Weschke’s remote location, from 1960 on a cliff at Cape Cornwall with spectacular views, gave him the stuff of his painting. At the same time the isolation made it difficult for him to establish a reputation. Though he exhibited almost annually throughout his career, for most of it he sold little (and had to supplement his income from part-time teaching by diving for lobsters).
About 15 years ago, however, he began to establish a national, and then an international reputation. The Tate Gallery acquired a number of paintings; a monograph was published; two television documentaries were made, one German, one English.

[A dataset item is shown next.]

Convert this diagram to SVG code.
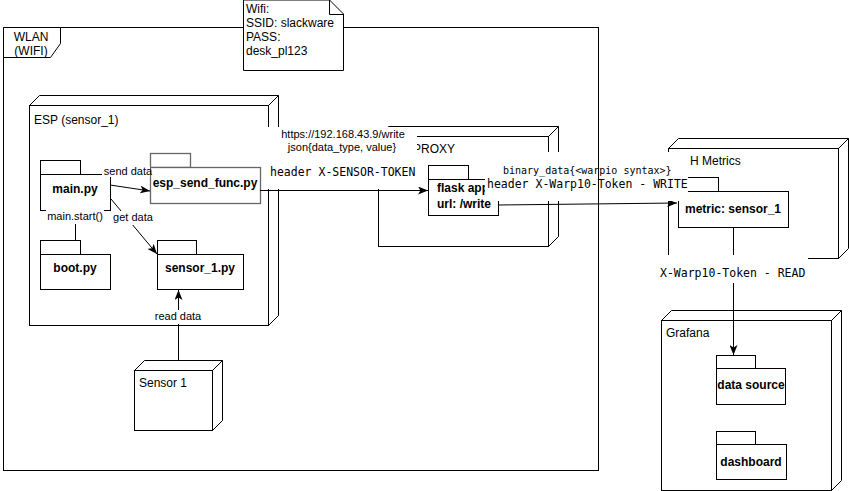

Weschke, previously unknown in his homeland, now made a name there. In 2001 the museum in Gera organized a retrospective, and in February 2004 the Tate St Ives staged another. Later that year he was given honorary citizenship of Gera. (He had already been awarded the German Cross of Merit.)
Weschke’s style changed little over the years. There was just one major shift. It came in the 1990s when, enthused by journeys to Egypt and chiefly by the sight of the Nile and of such ancient monuments as the Karnak temple, his palette became a little lighter and more diverse. Weschke’s Egyptian paintings have as little to do with the tourist’s experience of the place as does his Cornish work, though they are about similar experiences: of loneliness, of exclusion, of threat and menace, and of an inability to comprehend the mystery of human existence. It is this atmosphere of entrapment and alienation that locates Weschke’s work in the mainstream of modern art.
Karl Weschke was married three times. He is survived by his third wife, his two sons and three daughters.
Karl Weschke, painter, was born on June 7, 1925. He died on February 20, 2005, aged 79.